● **Requirement**: Leaving out every picture, copy the lines of the data exactly, from the first through the line containing "44.53, 44.29, 44.07]".

___ Information provided ___

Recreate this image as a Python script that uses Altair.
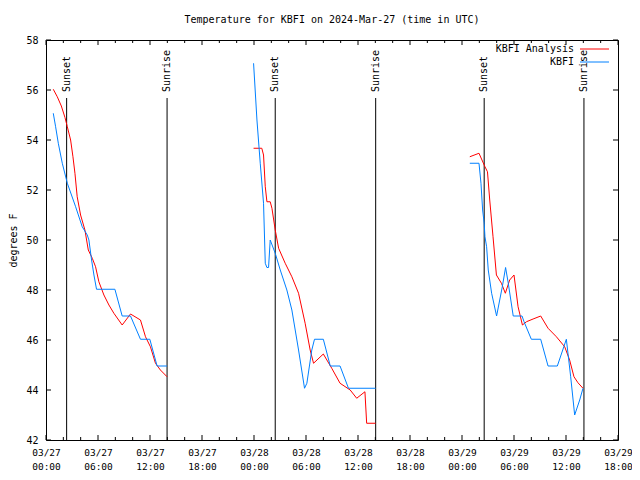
import json
import altair as alt
import pandas as pd

# ---------------- data (hours since 03/27 00:00 UTC, degrees F) ----------------
series_names = ["KBFI Analysis", "KBFI"]
series_colors = ["#ff0000", "#0080ff"]

ana_t1 = [0.84, 1.3, 1.77, 2.19, 2.46, 2.84, 3.11, 3.34, 3.6, 3.99, 4.49, 4.88, 5.34, 5.72,
          6.1, 6.68, 7.26, 7.83, 8.79, 9.75, 10.9, 11.48, 12.05, 12.63, 13.2, 13.97]
ana_v1 = [56.03, 55.73, 55.36, 54.9, 54.53, 54.0, 53.33, 52.67, 51.73, 51.0, 50.4, 49.6, 49.27, 48.93,
          48.33, 47.8, 47.4, 47.07, 46.6, 47.04, 46.8, 46.13, 45.73, 45.07, 44.8, 44.53]
ana_t2 = [23.95, 24.9, 25.1, 25.3, 25.49, 25.87, 26.07, 26.45, 26.84, 27.6, 28.37, 29.14, 29.9,
          30.48, 30.87, 32.0, 32.97, 33.93, 35.1, 35.85, 36.8, 37.0, 38.04]
ana_v2 = [53.67, 53.67, 53.4, 52.13, 51.53, 51.53, 51.27, 50.4, 49.67, 49.07, 48.53, 47.87, 46.67,
          45.6, 45.07, 45.44, 44.87, 44.27, 44.0, 43.67, 43.93, 42.67, 42.67]
ana_t3 = [48.9, 49.96, 50.65, 50.94, 51.2, 51.58, 51.97, 52.55, 53.0, 53.5, 54.0, 54.47, 54.97,
          55.43, 56.2, 57.08, 57.93, 58.89, 59.85, 60.42, 60.92, 61.38, 61.96]
ana_v3 = [53.33, 53.47, 52.93, 52.73, 51.6, 50.13, 48.6, 48.27, 47.87, 48.4, 48.6, 47.33, 46.6,
          46.73, 46.84, 46.96, 46.47, 46.13, 45.73, 45.2, 44.53, 44.29, 44.07]

obs_t1 = [0.84, 1.11, 1.42, 1.88, 2.46, 3.42, 4.18, 4.76, 4.95, 5.26, 5.53, 5.83, 7.95, 8.79,
          9.75, 10.9, 11.98, 12.82, 13.97]
obs_v1 = [55.07, 54.53, 53.87, 53.07, 52.27, 51.33, 50.53, 50.2, 50.0, 49.2, 48.6, 48.03, 48.03, 46.96,
          46.96, 46.03, 46.03, 44.96, 44.96]
obs_t2 = [23.95, 24.34, 24.72, 25.1, 25.3, 25.49, 25.68, 25.87, 26.45, 27.03, 27.79, 28.37, 29.14,
          29.83, 30.1, 30.67, 30.98, 32.0, 32.8, 33.93, 34.9, 38.04]
obs_v2 = [57.07, 54.8, 53.07, 51.47, 49.07, 48.9, 48.9, 50.0, 49.47, 48.8, 48.0, 47.2, 45.6,
          44.07, 44.27, 45.6, 46.03, 46.03, 44.96, 44.96, 44.07, 44.07]
obs_t3 = [48.9, 49.96, 50.19, 50.38, 50.56, 50.65, 50.84, 51.03, 51.42, 51.99, 52.65, 53.03, 53.34,
          53.91, 54.93, 55.16, 56.0, 57.08, 57.93, 59.0, 60.04, 60.54, 61.0, 61.58, 61.96]
obs_v3 = [53.07, 53.07, 52.27, 51.2, 50.67, 50.13, 49.73, 48.8, 47.87, 46.96, 48.13, 48.9, 48.27,
          46.96, 46.96, 46.73, 46.03, 46.03, 44.96, 44.96, 46.03, 44.53, 43.0, 43.6, 44.07]

sun_labels = ["Sunset", "Sunrise", "Sunset", "Sunrise", "Sunset", "Sunrise"]
sun_hours = [2.38, 13.97, 26.45, 38.04, 50.56, 62.07]

x_major = [0, 6, 12, 18, 24, 30, 36, 42, 48, 54, 60, 66]
x_minor = [2, 4, 8, 10, 14, 16, 20, 22, 26, 28, 32, 34, 38, 40, 44, 46, 50, 52, 56, 58, 62, 64]
x_tick_labels = [["03/27", "00:00"], ["03/27", "06:00"], ["03/27", "12:00"], ["03/27", "18:00"],
                 ["03/28", "00:00"], ["03/28", "06:00"], ["03/28", "12:00"], ["03/28", "18:00"],
                 ["03/29", "00:00"], ["03/29", "06:00"], ["03/29", "12:00"], ["03/29", "18:00"]]
y_ticks = [42, 44, 46, 48, 50, 52, 54, 56, 58]

title_text = "Temperature for KBFI on 2024-Mar-27 (time in UTC)"
y_title = "degrees F"

# ---------------- tables ----------------
def build(series, segs):
    rows = []
    for i, (ts, vs) in enumerate(segs):
        for t, v in zip(ts, vs):
            rows.append({"series": series, "seg": f"{series}-{i}", "hours": t, "temp": v})
    return pd.DataFrame(rows)

ana_df = build(series_names[0], [(ana_t1, ana_v1), (ana_t2, ana_v2), (ana_t3, ana_v3)])
obs_df = build(series_names[1], [(obs_t1, obs_v1), (obs_t2, obs_v2), (obs_t3, obs_v3)])
sun_df = pd.DataFrame({"hours": sun_hours, "label": sun_labels})
xmaj_df = pd.DataFrame({"hours": x_major})
xmin_df = pd.DataFrame({"hours": x_minor})
yt_df = pd.DataFrame({"temp": y_ticks})

MONO = "DejaVu Sans Mono"
W, H = 572, 400
PAD_L, PAD_T, PAD_R, PAD_B = 38, 32, 14, 32  # total width 624, height 464

label_expr = " : ".join(
    f"datum.value == {v} ? {json.dumps(lab)}" for v, lab in zip(x_major, x_tick_labels)
) + " : ''"

xscale = alt.Scale(domain=[0, 66], nice=False, zero=False)
yscale = alt.Scale(domain=[42, 58], nice=False, zero=False)

x_axis = alt.Axis(values=x_major, labelExpr=label_expr, title=None, grid=False, ticks=False,
                  tickSize=0, domain=False, labelPadding=7, labelLineHeight=14, labelFontSize=9.5,
                  labelAlign="center", labelBaseline="top", labelFlush=False, labelOverlap=False)
y_axis = alt.Axis(values=y_ticks, title=y_title, grid=False, ticks=False, tickSize=0, domain=False,
                  labelPadding=8, titleAngle=270, titleX=-33, titleY=H / 2, titleAlign="center",
                  titleBaseline="middle", labelOverlap=False)

X = alt.X("hours:Q", scale=xscale, axis=x_axis)
Y = alt.Y("temp:Q", scale=yscale, axis=y_axis)
color_scale = alt.Scale(domain=series_names, range=series_colors)


def line_layer(df):
    return alt.Chart(df).mark_line(strokeWidth=1).encode(
        x=X, y=Y,
        color=alt.Color("series:N", scale=color_scale, legend=None),
        detail="seg:N",
    )


sun_rules = alt.Chart(sun_df).mark_rule(color="black", strokeWidth=1).encode(
    x=X, y=alt.value(58), y2=alt.value(H)
)
sun_text = alt.Chart(sun_df).mark_text(
    angle=270, align="left", baseline="middle", font=MONO, fontSize=10, color="black"
).encode(x=X, y=alt.value(52), text="label:N")

tick_style = dict(color="black", strokeWidth=1)
xmaj_bot = alt.Chart(xmaj_df).mark_rule(**tick_style).encode(x=X, y=alt.value(H), y2=alt.value(H - 5))
xmaj_top = alt.Chart(xmaj_df).mark_rule(**tick_style).encode(x=X, y=alt.value(0), y2=alt.value(5))
xmin_bot = alt.Chart(xmin_df).mark_rule(**tick_style).encode(x=X, y=alt.value(H), y2=alt.value(H - 3))
xmin_top = alt.Chart(xmin_df).mark_rule(**tick_style).encode(x=X, y=alt.value(0), y2=alt.value(3))
yt_left = alt.Chart(yt_df).mark_rule(**tick_style).encode(y=Y, x=alt.value(0), x2=alt.value(5))
yt_right = alt.Chart(yt_df).mark_rule(**tick_style).encode(y=Y, x=alt.value(W), x2=alt.value(W - 5))

# legend (gnuplot style: label, then line sample)
leg_layers = []
for i, (name, col) in enumerate(zip(series_names, series_colors)):
    yy = 9 + 13 * i
    leg_layers.append(
        alt.Chart(pd.DataFrame({"series": [name]})).mark_text(
            align="right", baseline="middle", font=MONO, fontSize=10, color="black"
        ).encode(text="series:N", x=alt.value(W - 44), y=alt.value(yy))
    )
    leg_layers.append(
        alt.Chart(pd.DataFrame({"series": [name]})).mark_rule(color=col, strokeWidth=1).encode(
            x=alt.value(W - 38), x2=alt.value(W - 9), y=alt.value(yy)
        )
    )

chart = alt.layer(
    xmin_bot, xmin_top, xmaj_bot, xmaj_top, yt_left, yt_right,
    sun_rules, sun_text,
    line_layer(ana_df), line_layer(obs_df),
    *leg_layers,
).properties(
    width=W, height=H,
    title=alt.TitleParams(title_text, font=MONO, fontSize=10, fontWeight="normal",
                          anchor="middle", offset=10, color="black"),
    autosize=alt.AutoSizeParams(type="none"),
    padding={"left": PAD_L, "top": PAD_T, "right": PAD_R, "bottom": PAD_B},
).configure_view(
    stroke="black", strokeWidth=1
).configure_axis(
    labelFont=MONO, labelFontSize=10, labelColor="black",
    titleFont=MONO, titleFontSize=10, titleFontWeight="normal", titleColor="black",
)

chart.save("out.html", embed_options={"renderer": "svg", "actions": False})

___

● **Result**:
Recreate this image as a Python script that uses Altair.
import json
import altair as alt
import pandas as pd

# ---------------- data (hours since 03/27 00:00 UTC, degrees F) ----------------
series_names = ["KBFI Analysis", "KBFI"]
series_colors = ["#ff0000", "#0080ff"]

ana_t1 = [0.84, 1.3, 1.77, 2.19, 2.46, 2.84, 3.11, 3.34, 3.6, 3.99, 4.49, 4.88, 5.34, 5.72,
          6.1, 6.68, 7.26, 7.83, 8.79, 9.75, 10.9, 11.48, 12.05, 12.63, 13.2, 13.97]
ana_v1 = [56.03, 55.73, 55.36, 54.9, 54.53, 54.0, 53.33, 52.67, 51.73, 51.0, 50.4, 49.6, 49.27, 48.93,
          48.33, 47.8, 47.4, 47.07, 46.6, 47.04, 46.8, 46.13, 45.73, 45.07, 44.8, 44.53]
ana_t2 = [23.95, 24.9, 25.1, 25.3, 25.49, 25.87, 26.07, 26.45, 26.84, 27.6, 28.37, 29.14, 29.9,
          30.48, 30.87, 32.0, 32.97, 33.93, 35.1, 35.85, 36.8, 37.0, 38.04]
ana_v2 = [53.67, 53.67, 53.4, 52.13, 51.53, 51.53, 51.27, 50.4, 49.67, 49.07, 48.53, 47.87, 46.67,
          45.6, 45.07, 45.44, 44.87, 44.27, 44.0, 43.67, 43.93, 42.67, 42.67]
ana_t3 = [48.9, 49.96, 50.65, 50.94, 51.2, 51.58, 51.97, 52.55, 53.0, 53.5, 54.0, 54.47, 54.97,
          55.43, 56.2, 57.08, 57.93, 58.89, 59.85, 60.42, 60.92, 61.38, 61.96]
ana_v3 = [53.33, 53.47, 52.93, 52.73, 51.6, 50.13, 48.6, 48.27, 47.87, 48.4, 48.6, 47.33, 46.6,
          46.73, 46.84, 46.96, 46.47, 46.13, 45.73, 45.2, 44.53, 44.29, 44.07]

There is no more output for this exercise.